When my son was in third grade, his passion for the environment, wildlife, and plants began. A couple of years later, he asked why we have such a big yard and not as many plants we can eat and pollinators to help the bees. I started doing a little research and learned that our pollinators in Ohio and across the globe are being threatened and that without bees and other pollinators, our food supply is seriously being threatened. We’ve made changes in our backyard habits over the years and continue to improve our backyard to help Ohio pollinators.
Does Your Backyard Help Ohio Pollinators?
June is National Pollinators Month which is perfect timing since it’s finally warm enough in Ohio to get outside and garden. We will be making all sorts of decisions in June regarding our lawn care, whether to plant a vegetable garden or not, what flowers to plant, etc. It’s also a great opportunity to do more in your backyard to support pollinators. Butterflies, moths, beetles, bees, flies, bats, and hummingbirds rely on our backyards and other community green spaces for food and shelter…and we rely on them, too!
Did you know?
• 35% of the world’s crops exists because of pollinators – especially our favorites like apples, blueberries, pumpkins, and watermelon!

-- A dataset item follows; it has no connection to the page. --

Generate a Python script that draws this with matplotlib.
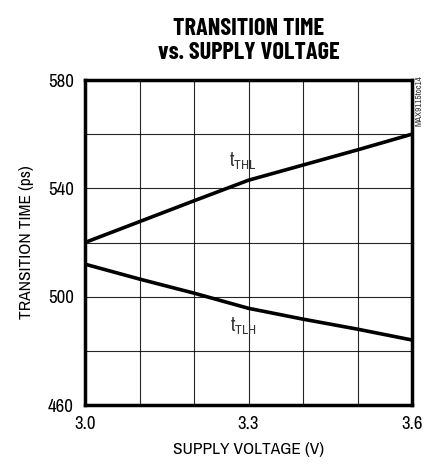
import matplotlib
matplotlib.use("Agg")
import matplotlib.pyplot as plt
from matplotlib.ticker import MultipleLocator, FixedLocator

voltage = [3.0, 3.1, 3.2, 3.3, 3.4, 3.5, 3.6]
t_thl = [520.0, 527.7, 535.4, 543.0, 548.6, 554.2, 560.0]
t_tlh = [512.0, 506.5, 501.3, 495.7, 491.7, 488.0, 484.0]
xticks = [3.0, 3.3, 3.6]
yticks = [460, 500, 540, 580]

fam = ["Archivo Narrow", "DejaVu Sans"]
plt.rcParams['font.family'] = fam
plt.rcParams['mathtext.fontset'] = 'custom'
plt.rcParams['mathtext.rm'] = 'Archivo Narrow'

fig = plt.figure(figsize=(4.25, 4.65), dpi=100)
ax = fig.add_axes([85/425, 1-405/465, 327/425, 325/465])

ax.plot(voltage, t_thl, color="black", lw=2.6, solid_capstyle="butt", zorder=3)
ax.plot(voltage, t_tlh, color="black", lw=2.6, solid_capstyle="butt", zorder=3)

ax.set_xlim(3.0, 3.6)
ax.set_ylim(460, 580)
ax.xaxis.set_major_locator(FixedLocator(xticks))
ax.yaxis.set_major_locator(FixedLocator(yticks))
ax.xaxis.set_minor_locator(MultipleLocator(0.1))
ax.yaxis.set_minor_locator(MultipleLocator(20))
ax.grid(True, which="both", color="black", lw=0.8, alpha=0.85)
ax.tick_params(which="both", length=0, labelsize=13.5, pad=8)
ax.set_xticklabels(["3.0", "3.3", "3.6"])
for s in ax.spines.values():
    s.set_linewidth(2.5)

ax.set_xlabel("SUPPLY VOLTAGE (V)", fontsize=12.5, labelpad=7)
ax.set_ylabel("TRANSITION TIME (ps)", fontsize=12.5, labelpad=10)

ax.text(3.29, 550, r"t$_{\mathregular{THL}}$", fontsize=14, ha="center", va="center",
        color="#333333", zorder=4)
ax.text(3.29, 489, r"t$_{\mathregular{TLH}}$", fontsize=14, ha="center", va="center",
        color="#333333", zorder=4)

fig.text(249/425, 1-41/465, "TRANSITION TIME\nvs. SUPPLY VOLTAGE", fontsize=17.5,
         fontweight="bold", family=["Barlow Condensed", "DejaVu Sans"],
         ha="center", va="center", linespacing=1.15)
fig.text(419/425, 1-101/465, "MAX9115toc14", fontsize=6.5, rotation=90,
         ha="center", va="center", color="#333333")

fig.savefig("out.png", dpi=100)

• 80% of the world’s flowering plants depend on pollinators to reproduce
• More than 3,500 species of native bees help increase crop yields
How to help Ohio Pollinators
You can help Ohio pollinators in your own backyard by selecting flowering plants that thrive in your yard’s conditions. Consider the following when choosing your plants: climate zone, soil type, sun/shade ratio, and average rainfall. Growing native plants adds beauty and important habitats for wildlife, especially for pollinators.

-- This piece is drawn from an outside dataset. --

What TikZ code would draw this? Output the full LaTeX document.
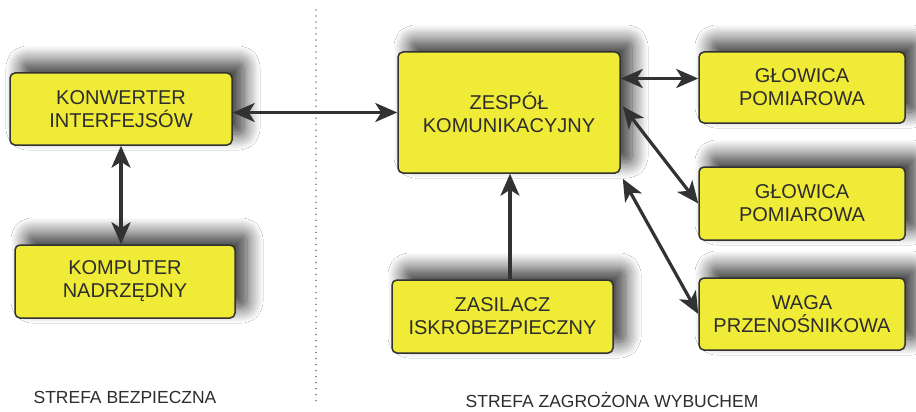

Another way to help pollinators in your backyard? Plant a healthy balance of grasses, garden flowers, shrubs, and trees. My favorites are butterfly milkweed, purple coneflower, prairie dropseed grass, black-eyed susans (Metro parks does a great job planting native flowers).

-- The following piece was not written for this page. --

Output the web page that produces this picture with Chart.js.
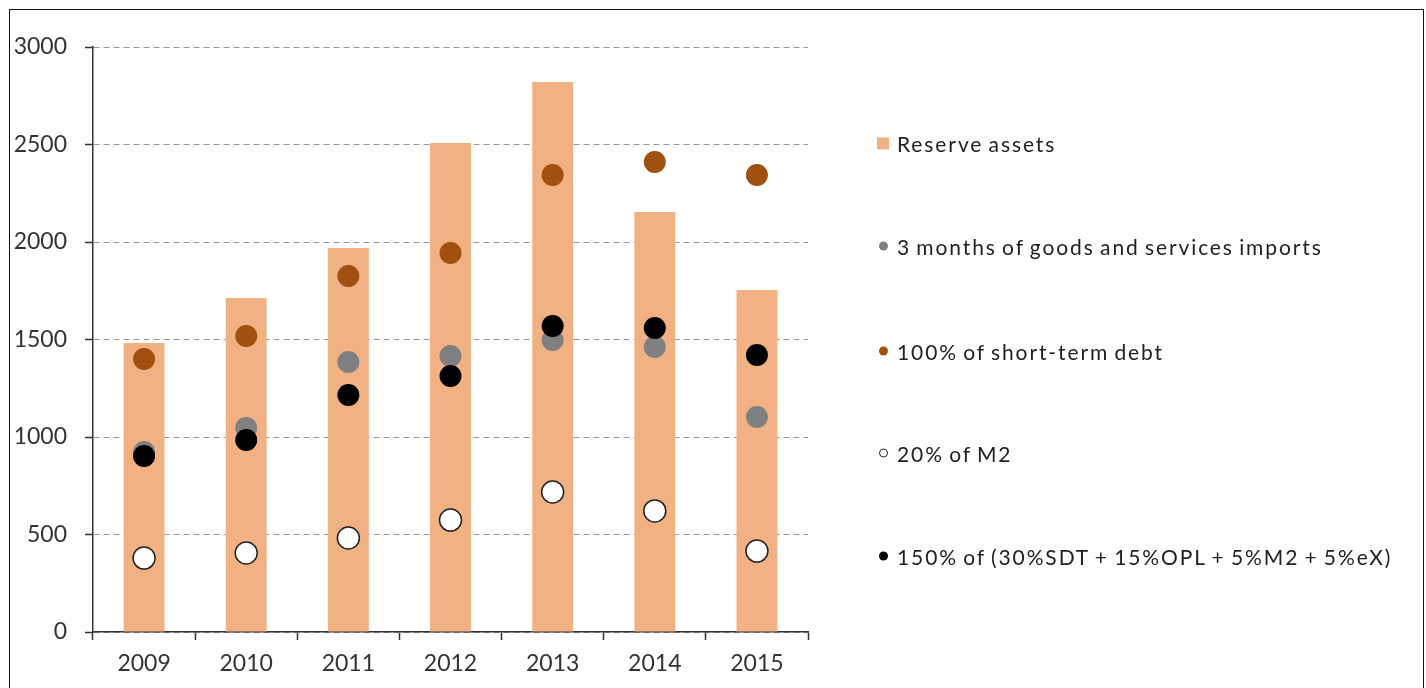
<!DOCTYPE html>
<html>
<head>
<meta charset="utf-8">
<script src="https://cdn.jsdelivr.net/npm/chart.js@4"></script>
<style>
  html, body { margin: 0; padding: 0; background: #fff; }
  body { width: 1426px; height: 688px; position: relative; overflow: hidden; font-family: Lato, sans-serif; }
  #frame { position: absolute; left: 9px; top: 9px; width: 1415px; height: 700px; border: 1.5px solid #111; box-sizing: border-box; }
  #wrap { position: absolute; left: 0; top: 0; width: 1426px; height: 688px; }
  #legend { position: absolute; left: 877px; top: 0; font-size: 21px; letter-spacing: 1.9px; word-spacing: -2px; color: #222; }
  .item { position: absolute; white-space: nowrap; display: flex; align-items: center; transform: translateY(-50%); }
  .mark { display: inline-block; margin-right: 8px; box-sizing: border-box; }
</style>
</head>
<body>
<div id="frame"></div>
<div id="wrap"><canvas id="chart"></canvas></div>
<div id="legend"></div>
<script>
/* DATA */
const years = ["2009", "2010", "2011", "2012", "2013", "2014", "2015"];
const reserveAssets = [1482, 1713, 1969, 2508, 2821, 2154, 1754];
const importsThreeMonths = [923, 1046, 1385, 1415, 1497, 1462, 1103];
const shortTermDebt = [1400, 1518, 1826, 1944, 2344, 2410, 2344];
const m2Share = [379, 405, 482, 574, 718, 621, 415];
const compositeMetric = [903, 985, 1215, 1313, 1569, 1559, 1421];
const yTicks = [0, 500, 1000, 1500, 2000, 2500, 3000];

const labels = [
    "Reserve assets",
    "3 months of goods and services imports",
    "100% of short-term debt",
    "20% of M2",
    "150% of (30%SDT + 15%OPL + 5%M2 + 5%eX)"
];

const peach = "#F2B183";
const brown = "#A0500F";
const grey = "#808080";

function dots(label, values, fill, border, order) {
    return {
        type: "line",
        label: label,
        data: values,
        showLine: false,
        pointRadius: 11,
        pointHoverRadius: 11,
        pointBackgroundColor: fill,
        pointBorderColor: border,
        pointBorderWidth: border === fill ? 0 : 1.5,
        order: order
    };
}

/* CHART */
new Chart(document.getElementById("chart"), {
    type: "bar",
    data: {
        labels: years,
        datasets: [
            { label: labels[0], data: reserveAssets, backgroundColor: peach, barPercentage: 0.4, categoryPercentage: 1, order: 10 },
            dots(labels[1], importsThreeMonths, grey, grey, 4),
            dots(labels[2], shortTermDebt, brown, brown, 3),
            dots(labels[3], m2Share, "#fff", "#222", 2),
            dots(labels[4], compositeMetric, "#000", "#000", 1)
        ]
    },
    options: {
        responsive: true,
        maintainAspectRatio: false,
        animation: false,
        layout: { padding: { left: 10, top: 47, right: 618, bottom: 0 } },
        plugins: { legend: { display: false }, tooltip: { enabled: false } },
        scales: {
            x: {
                grid: { offset: true, drawOnChartArea: false, drawTicks: true, tickLength: 8, tickColor: "#333", tickWidth: 1.5 },
                border: { color: "#333", width: 1.5 },
                ticks: { color: "#333", font: { family: "Lato", size: 23 }, padding: 10 },
                afterFit: s => { s.height = 56; }
            },
            y: {
                min: 0, max: 3000,
                afterBuildTicks: s => { s.ticks = yTicks.map(v => ({ value: v })); },
                grid: { color: "#999", lineWidth: 1, tickColor: "#333", tickWidth: 1.5, tickLength: 8, tickBorderDash: [] },
                border: { color: "#333", width: 1.5, dash: [6, 4] },
                ticks: { color: "#333", font: { family: "Lato", size: 23 }, padding: 18, callback: v => String(v) },
                afterFit: s => { s.width = 83; }
            }
        }
    }
});

/* LEGEND */
const legendY = [143, 246, 351, 453, 556];
const legendMarks = [
    { w: 12, h: 12, bg: peach, r: 0, b: "none" },
    { w: 9, h: 9, bg: grey, r: 50, b: "none" },
    { w: 9, h: 9, bg: brown, r: 50, b: "none" },
    { w: 9, h: 9, bg: "#fff", r: 50, b: "1.2px solid #222" },
    { w: 9, h: 9, bg: "#000", r: 50, b: "none" }
];
const legend = document.getElementById("legend");
labels.forEach((txt, i) => {
    const m = legendMarks[i];
    const item = document.createElement("div");
    item.className = "item";
    item.style.top = legendY[i] + "px";
    item.style.left = (m.w === 12 ? 0 : 1.5) + "px";
    const mark = document.createElement("span");
    mark.className = "mark";
    mark.style.width = m.w + "px";
    mark.style.height = m.h + "px";
    mark.style.background = m.bg;
    mark.style.borderRadius = m.r + "%";
    mark.style.border = m.b;
    if (m.w !== 12) mark.style.marginRight = "9.5px";
    const t = document.createElement("span");
    t.textContent = txt;
    item.appendChild(mark);
    item.appendChild(t);
    legend.appendChild(item);
});
</script>
</body>
</html>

To learn more about how to attract pollinators to your backyard to save them and our food supply, check out this infographic from TurfMutt or go to www.turfmutt.com.
My final thought
When kids talk about what they are passionate about and you respond with action, it shows them that what they say is important. For my family, encouraging our kids’ passions not only helps the environment in this case but has helped mold our kids into who they are and what they do in the future. My son is leaning toward environmental science when he graduates next year. I feel like if we didn’t encourage him in his passion early on and continue to prune that with our own actions, then that passion may have faded.
Also, even a small backyard garden can make a big difference. Small changes count and can build up on each other to become big things. Start off this summer by adding a few plants here or there – now is the perfect time to split your perennials so share with friends or ask a friend for them to split some for you.